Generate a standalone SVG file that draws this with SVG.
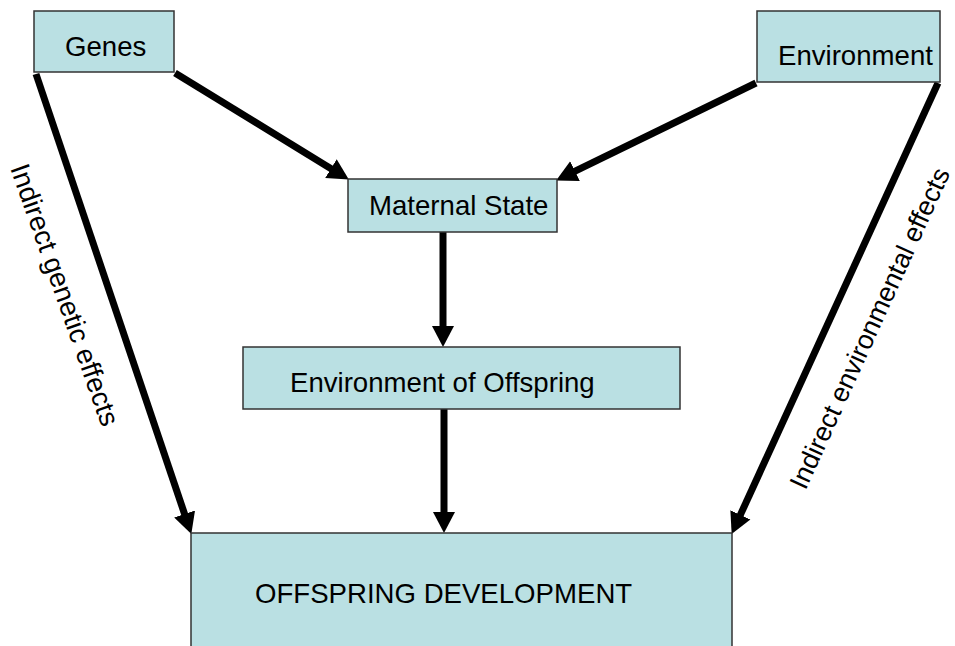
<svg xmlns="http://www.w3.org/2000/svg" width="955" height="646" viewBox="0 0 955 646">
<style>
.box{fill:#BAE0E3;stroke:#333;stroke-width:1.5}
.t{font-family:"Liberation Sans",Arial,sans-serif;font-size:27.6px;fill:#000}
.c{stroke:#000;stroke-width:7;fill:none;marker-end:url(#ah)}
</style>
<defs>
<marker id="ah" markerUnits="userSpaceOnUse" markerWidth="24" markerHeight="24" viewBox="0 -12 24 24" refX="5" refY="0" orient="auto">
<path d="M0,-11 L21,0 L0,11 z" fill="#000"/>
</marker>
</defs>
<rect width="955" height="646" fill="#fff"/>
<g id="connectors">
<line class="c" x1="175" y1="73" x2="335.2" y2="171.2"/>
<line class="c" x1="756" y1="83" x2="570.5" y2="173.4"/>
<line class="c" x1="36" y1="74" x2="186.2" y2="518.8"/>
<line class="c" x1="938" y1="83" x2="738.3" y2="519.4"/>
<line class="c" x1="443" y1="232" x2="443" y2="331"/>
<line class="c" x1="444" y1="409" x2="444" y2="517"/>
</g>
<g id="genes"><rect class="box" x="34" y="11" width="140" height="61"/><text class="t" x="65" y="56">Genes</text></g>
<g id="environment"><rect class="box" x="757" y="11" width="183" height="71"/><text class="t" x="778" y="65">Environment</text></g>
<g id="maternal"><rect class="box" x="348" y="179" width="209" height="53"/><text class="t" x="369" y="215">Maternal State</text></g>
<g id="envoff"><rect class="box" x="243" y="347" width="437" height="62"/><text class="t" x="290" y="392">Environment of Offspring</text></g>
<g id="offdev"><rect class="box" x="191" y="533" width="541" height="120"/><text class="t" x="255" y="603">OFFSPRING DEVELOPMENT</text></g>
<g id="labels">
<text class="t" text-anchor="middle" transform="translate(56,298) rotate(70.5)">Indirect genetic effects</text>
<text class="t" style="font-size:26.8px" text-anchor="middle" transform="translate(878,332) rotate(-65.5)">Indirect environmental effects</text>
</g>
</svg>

PROBLEM STATEMENT = Reproduce the whole listing above word for word, but not its pictures.

PROBLEM SOLUTION =
Generate a standalone SVG file that draws this with SVG.
<svg xmlns="http://www.w3.org/2000/svg" width="955" height="646" viewBox="0 0 955 646">
<style>
.box{fill:#BAE0E3;stroke:#333;stroke-width:1.5}
.t{font-family:"Liberation Sans",Arial,sans-serif;font-size:27.6px;fill:#000}
.c{stroke:#000;stroke-width:7;fill:none;marker-end:url(#ah)}
</style>
<defs>
<marker id="ah" markerUnits="userSpaceOnUse" markerWidth="24" markerHeight="24" viewBox="0 -12 24 24" refX="5" refY="0" orient="auto">
<path d="M0,-11 L21,0 L0,11 z" fill="#000"/>
</marker>
</defs>
<rect width="955" height="646" fill="#fff"/>
<g id="connectors">
<line class="c" x1="175" y1="73" x2="335.2" y2="171.2"/>
<line class="c" x1="756" y1="83" x2="570.5" y2="173.4"/>
<line class="c" x1="36" y1="74" x2="186.2" y2="518.8"/>
<line class="c" x1="938" y1="83" x2="738.3" y2="519.4"/>
<line class="c" x1="443" y1="232" x2="443" y2="331"/>
<line class="c" x1="444" y1="409" x2="444" y2="517"/>
</g>
<g id="genes"><rect class="box" x="34" y="11" width="140" height="61"/><text class="t" x="65" y="56">Genes</text></g>
<g id="environment"><rect class="box" x="757" y="11" width="183" height="71"/><text class="t" x="778" y="65">Environment</text></g>
<g id="maternal"><rect class="box" x="348" y="179" width="209" height="53"/><text class="t" x="369" y="215">Maternal State</text></g>
<g id="envoff"><rect class="box" x="243" y="347" width="437" height="62"/><text class="t" x="290" y="392">Environment of Offspring</text></g>
<g id="offdev"><rect class="box" x="191" y="533" width="541" height="120"/><text class="t" x="255" y="603">OFFSPRING DEVELOPMENT</text></g>
<g id="labels">
<text class="t" text-anchor="middle" transform="translate(56,298) rotate(70.5)">Indirect genetic effects</text>
<text class="t" style="font-size:26.8px" text-anchor="middle" transform="translate(878,332) rotate(-65.5)">Indirect environmental effects</text>
</g>
</svg>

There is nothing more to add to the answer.